I have received calls from people three months and six months later, even a year later,  to say, “I remembered you mentioned this and now I am ready to look at it, can you guide me?” And I say, “Sure.”

Q: It seems that we want everything fast in our culture, including getting on with life following the death of a loved one. What message do you provide to the bereaved?

A: People often say to me right after their loved one’s passing, “Do you think I should sell the house? Should I go back to work or to school? Or should I quit my job and start a new career?”  The death of a loved one can put everything into question for families and sometimes people will re-evaluate their life choices. What we’ll often say to people is, “Don’t make big decisions in moments of intense grief following the death of a loved one.
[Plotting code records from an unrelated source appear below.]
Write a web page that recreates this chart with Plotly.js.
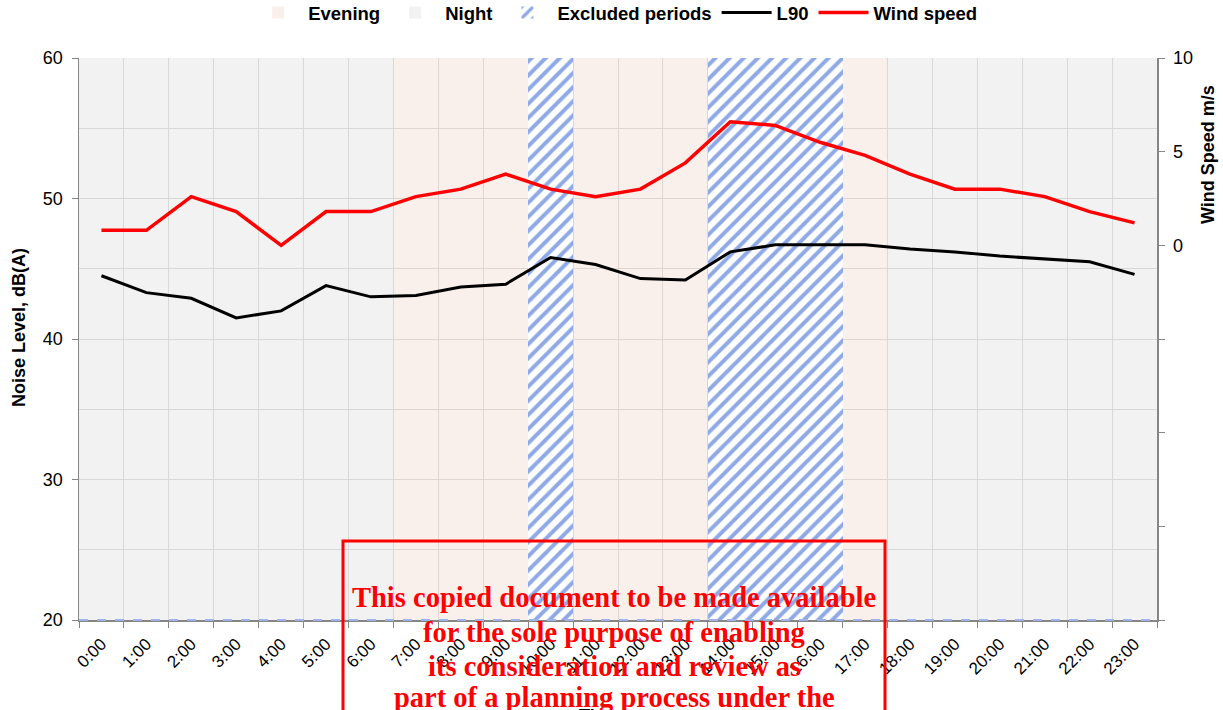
<!DOCTYPE html>
<html>
<head>
<meta charset="utf-8">
<script src="https://cdn.plot.ly/plotly-3.0.1.min.js"></script>
<style>html,body{margin:0;padding:0;background:#fff;}#chart{width:1223px;height:710px;}</style>
</head>
<body>
<div id="chart"></div>
<script>
const hours = ['0:00','1:00','2:00','3:00','4:00','5:00','6:00','7:00','8:00','9:00','10:00','11:00',
               '12:00','13:00','14:00','15:00','16:00','17:00','18:00','19:00','20:00','21:00','22:00','23:00'];
const evening  = [0,0,0,0,0,0,0,60,60,60,60,60,60,60,60,60,60,60,0,0,0,0,0,0];
const night    = [60,60,60,60,60,60,60,0,0,0,0,0,0,0,0,0,0,0,60,60,60,60,60,60];
const excluded = [0,0,0,0,0,0,0,0,0,0,60,0,0,0,60,60,60,0,0,0,0,0,0,0];
const l90 = [44.5,43.3,42.9,41.5,42.0,43.8,43.0,43.1,43.7,43.9,45.8,45.3,
             44.3,44.2,46.2,46.7,46.7,46.7,46.4,46.2,45.9,45.7,45.5,44.6];
const windSpeed = [0.8,0.8,2.6,1.8,0.0,1.8,1.8,2.6,3.0,3.8,3.0,2.6,
                   3.0,4.4,6.6,6.4,5.5,4.8,3.8,3.0,3.0,2.6,1.8,1.2];
const rightTickVals = [-20,-15,-10,-5,0,5,10];
const rightTickText = ['','','','','0','5','10'];
const watermark = ['This copied document to be made available',
                   'for the sole purpose of enabling',
                   'its consideration and review as',
                   'part of a planning process under the'];

const W = 1223, H = 710, L = 79, R = 66, T = 58, B = 90;
const pw = W - L - R, ph = H - T - B;
const px = v => (v - L) / pw;
const py = v => (H - B - v) / ph;

const sans = 'Liberation Sans, Arial, sans-serif';
const axisGray = '#868686';
const gridGray = '#E2E2E2';

const traces = [
  {type:'bar', name:'Evening', x:hours, y:evening, marker:{color:'rgba(213,130,90,0.12)', line:{width:0}}, hoverinfo:'skip'},
  {type:'bar', name:'Night', x:hours, y:night, marker:{color:'rgba(128,128,128,0.1)', line:{width:0}}, hoverinfo:'skip'},
  {type:'bar', name:'Excluded periods', x:hours, y:excluded,
   marker:{color:'#ffffff', line:{width:0}, pattern:{shape:'/', fgcolor:'#8FA9E6', bgcolor:'#ffffff', size:10, solidity:0.4}}, hoverinfo:'skip'},
  {type:'scatter', mode:'lines', name:'L90', x:hours, y:l90, line:{color:'#000000', width:3}},
  {type:'scatter', mode:'lines', name:'Wind speed', x:hours, y:windSpeed, yaxis:'y2', line:{color:'#FF0000', width:3.5}}
];

const annotations = [
  {text:'<b>Noise Level, dB(A)</b>', xref:'paper', yref:'paper', x:px(19), y:py(328), xanchor:'center', yanchor:'middle',
   textangle:-90, showarrow:false, font:{family:sans, size:18, color:'#000'}},
  {text:'<b>Wind Speed m/s</b>', xref:'paper', yref:'paper', x:px(1208), y:py(155), xanchor:'center', yanchor:'middle',
   textangle:-90, showarrow:false, font:{family:sans, size:18, color:'#000'}},
  {text:'<b>Time</b>', xref:'paper', yref:'paper', x:px(600), y:py(704), xanchor:'center', yanchor:'top',
   showarrow:false, font:{family:sans, size:18, color:'#000'}}
];
const wmY = [597, 632, 666, 698];
watermark.forEach((t, i) => annotations.push({
  text:'<b>' + t + '</b>', xref:'paper', yref:'paper', x:px(614), y:py(wmY[i]), xanchor:'center', yanchor:'middle',
  showarrow:false, font:{family:'Liberation Serif, Times New Roman, serif', size:28.5, color:'#FF0000'}
}));

const layout = {
  width:W, height:H,
  margin:{l:L, r:R, t:T, b:B},
  paper_bgcolor:'#ffffff', plot_bgcolor:'#ffffff',
  barmode:'overlay', bargap:0,
  showlegend:true,
  legend:{orientation:'h', x:0.503, xanchor:'center', xref:'container', y:1 - 13/H, yanchor:'middle', yref:'container',
          font:{family:sans, size:18.5, color:'#000', weight:'bold'}, itemwidth:50, tracegroupgap:0},
  font:{family:sans, size:18, color:'#000'},
  xaxis:{type:'category', range:[-0.5,23.5], tickson:'boundaries', ticks:'outside', ticklen:6, tickcolor:axisGray,
         tickangle:-45, ticklabelstandoff:6, showgrid:true, gridcolor:gridGray, showline:true, linecolor:axisGray, linewidth:1.5,
         tickfont:{family:sans, size:17, color:'#000'}, zeroline:false, automargin:false},
  yaxis:{range:[20,60], dtick:10, ticks:'outside', ticklen:6, tickcolor:axisGray, showline:true, linecolor:axisGray,
         linewidth:1.5, showgrid:true, gridcolor:gridGray, zeroline:false, automargin:false, ticklabelstandoff:5,
         minor:{dtick:5, showgrid:true, gridcolor:gridGray, ticks:''},
         tickfont:{family:sans, size:18, color:'#000'}},
  yaxis2:{overlaying:'y', side:'right', range:[-20,10], tickvals:rightTickVals, ticktext:rightTickText,
          ticks:'outside', ticklen:6, tickcolor:axisGray, showline:true, linecolor:axisGray, linewidth:1.5, ticklabelstandoff:5,
          showgrid:false, zeroline:false, automargin:false, tickfont:{family:sans, size:18, color:'#000'}},
  annotations:annotations,
  shapes:[
    {type:'line', xref:'paper', yref:'paper', x0:0, x1:1, y0:0, y1:0, layer:'above',
     line:{color:'#9DB3EA', width:2, dash:'dash'}},
    {type:'rect', xref:'paper', yref:'paper', x0:px(343), x1:px(885), y0:py(730), y1:py(541), layer:'above',
     line:{color:'#FF0000', width:3}, fillcolor:'rgba(0,0,0,0)'}
  ]
};

Plotly.newPlot('chart', traces, layout, {displayModeBar:false, staticPlot:true});
</script>
</body>
</html>
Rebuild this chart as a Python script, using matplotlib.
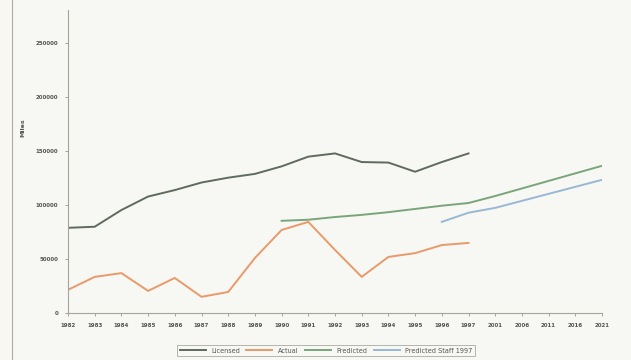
import matplotlib
matplotlib.use('Agg')
import matplotlib.pyplot as plt
import numpy as np

# category axis
years = ['1982', '1983', '1984', '1985', '1986', '1987', '1988', '1989', '1990',
         '1991', '1992', '1993', '1994', '1995', '1996', '1997',
         '2001', '2006', '2011', '2016', '2021']

# series values (None = no data)
licensed = [79000, 80000, 95500, 108000, 114000, 121000, 125500, 129000, 136000,
            145000, 148000, 140000, 139500, 131000, 140000, 148000,
            None, None, None, None, None]
actual = [21500, 33500, 37000, 20500, 32500, 15000, 19500, 51000, 77000,
          84500, 58500, 33500, 52000, 55500, 63000, 65000,
          None, None, None, None, None]
predicted = [None, None, None, None, None, None, None, None, 85500,
             86500, 89000, 91000, 93500, 96500, 99500, 102000,
             108500, 115500, 122500, 129500, 136500]
predicted_staff = [None, None, None, None, None, None, None, None, None,
                   None, None, None, None, None, 84500, 93000,
                   97500, 104000, 110500, 117000, 123500]

series = [
    ('Licensed', licensed, '#5f6b5c'),
    ('Actual', actual, '#e99a6a'),
    ('Predicted', predicted, '#7aa57a'),
    ('Predicted Staff 1997', predicted_staff, '#98b8d4'),
]

bg = '#f7f7f4'
fig = plt.figure(figsize=(6.31, 3.6), dpi=100, facecolor=bg)
ax = fig.add_axes([68 / 631, 47 / 360, 534 / 631, 303 / 360])
ax.set_facecolor(bg)

x = np.arange(len(years))
for name, vals, color in series:
    y = np.array([np.nan if v is None else v for v in vals], dtype=float)
    ax.plot(x, y, color=color, linewidth=1.4, label=name)

ax.set_xlim(0, len(years) - 1)
ax.set_ylim(0, 281000)
ax.set_xticks(x)
ax.set_xticklabels(years)
ax.set_yticks([0, 50000, 100000, 150000, 200000, 250000])
ax.tick_params(axis='both', labelsize=4, colors='#9a958c', length=2, width=0.6,
               labelcolor='#555550', pad=5)
for lbl in ax.get_xticklabels() + ax.get_yticklabels():
    lbl.set_fontweight('bold')

for side in ('top', 'right'):
    ax.spines[side].set_visible(False)
for side in ('left', 'bottom'):
    ax.spines[side].set_color('#a8a298')
    ax.spines[side].set_linewidth(0.8)

ax.set_ylabel('Miles', fontsize=4.5, fontweight='bold', color='#555550')
ax.yaxis.set_label_coords(-0.08, 0.61)

leg = ax.legend(loc='upper center', bbox_to_anchor=(0.483, -0.095), ncol=4,
                fontsize=4.7, frameon=True, handlelength=4, columnspacing=1.0,
                fancybox=False, borderpad=0.4)
leg.get_frame().set_edgecolor('#9a958c')
leg.get_frame().set_facecolor(bg)
leg.get_frame().set_linewidth(0.6)
for t in leg.get_texts():
    t.set_color('#555550')

# outer frame edge of the scanned page
fig.add_artist(plt.Line2D([12 / 631, 12 / 631], [0, 1], color='#b0aca4',
                          linewidth=0.8, transform=fig.transFigure))

fig.savefig('out.png', dpi=100, facecolor=bg)
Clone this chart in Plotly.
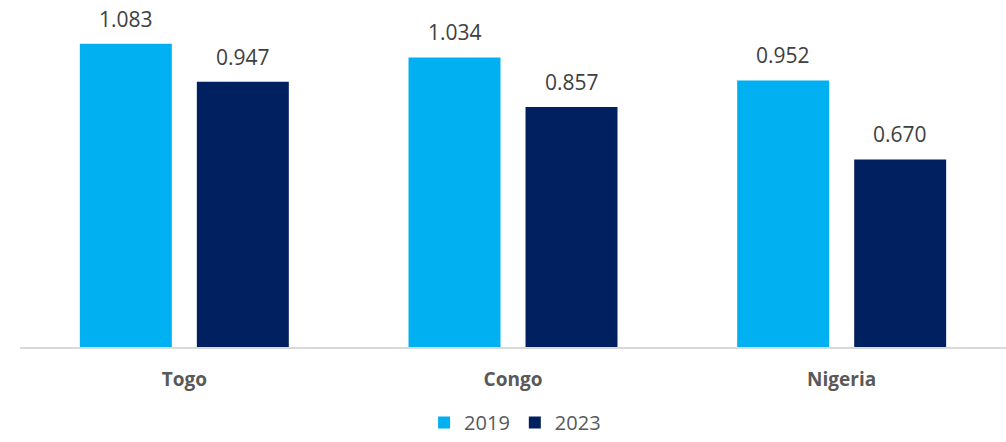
import plotly.graph_objects as go

# Values by country
countries = ["Togo", "Congo", "Nigeria"]
values_2019 = [1.083, 1.034, 0.952]
values_2023 = [0.947, 0.857, 0.670]
series_names = ["2019", "2023"]

color_2019 = "#00B0F0"
color_2023 = "#002060"
label_font = dict(family="Open Sans", size=21, color="#404040")

fig = go.Figure()
fig.add_trace(go.Bar(name=series_names[0], x=countries, y=values_2019,
                     marker=dict(color=color_2019, line=dict(width=0))))
fig.add_trace(go.Bar(name=series_names[1], x=countries, y=values_2023,
                     marker=dict(color=color_2023, line=dict(width=0))))

# Value labels above each bar, shifted to the bar's slot within its group
bar_offset = 58.5
annotations = []
for vals, shift in ((values_2019, -bar_offset), (values_2023, bar_offset)):
    for c, v in zip(countries, vals):
        annotations.append(dict(x=c, y=v, xref="x", yref="y", text=f"{v:.3f}",
                                showarrow=False, yanchor="bottom", xshift=shift,
                                yshift=9, font=label_font))

fig.update_layout(
    width=1006, height=442,
    margin=dict(l=20, r=0, t=11, b=95, autoexpand=False),
    paper_bgcolor="white", plot_bgcolor="white",
    barmode="group", bargap=0.288, bargroupgap=0.214,
    annotations=annotations,
    showlegend=True,
    legend=dict(orientation="h", xref="container", yref="container",
                x=0.512, xanchor="center", y=-0.012, yanchor="bottom",
                font=dict(family="Open Sans", size=20, color="#595959"),
                traceorder="normal"),
    xaxis=dict(showline=True, linecolor="#D9D9D9", linewidth=2, ticks="",
               showgrid=False, zeroline=False,
               tickfont=dict(family="Open Sans", size=19, color="#595959", weight="bold"),
               ticklabelstandoff=14),
    yaxis=dict(range=[0, 1.2], visible=False, showgrid=False, zeroline=False),
)

fig.write_html("out.html")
Let the dust settle. Go back to what is familiar in the short term. See what feels right in three to six months, things will become clearer, and if they are not, we can always talk again.”

Q: Do you have enough resources – people and places to draw on and to refer patients and families?

A: For some things, yes, and for other things, no. I think there is always going to be a shortage of financial assistance for families. The changes made to compassionate care leave are a dramatic improvement. It used to be 55% of people’s salaries for six weeks, now it’s up to 26 weeks.  But the problem is that not everyone can live on 55% of their salary so people who need to work miss out on that last precious time with loved ones. So while things are better, they are not yet good enough.

Q: Aside from inadequate financial resources, what other gaps are there in terms of resources that would help families?

A: People at home, especially those who live alone, still do not have access to enough resources to be able to stay at home for the end of their life. The CLSC system is still structured in a way that they will parachute home care workers in for an hour or two at time but that person cannot be supervised and kept safe in their home environment for 24 hours a day. This means that people often will have to come into hospital earlier than they would have liked or worse, they will bounce back and forth from home to the ER several times before being admitted.

Some people don’t want to come into hospital while others do because they feel that it’s a safer environment, so we need more beds for them. We need more palliative care beds in the hospital and more palliative care presence in people’s homes.

Q: Do you think our society, including our healthcare system, supports palliative care?

A: I think many people still don’t really know what palliative care is. People have misconceptions about palliative care. But I think that the reason there aren’t enough palliative care resources in the hospitals or in the community is because of the way the healthcare system is funded and structured. Acute care, not palliative care, is the priority. The government puts all the funding into acute care.

Q: What do you tell patients and their families about palliative care?

A: I would say that we have a unit in the hospital where the focus is on comfort care and it’s less medicalized; the goal is to promote quality of life for as long as people are alive. Palliative care is where we look after patients and we look after families, even after the death occurs. There is a whole family around that one person. So this is very different to any other unit in the hospital.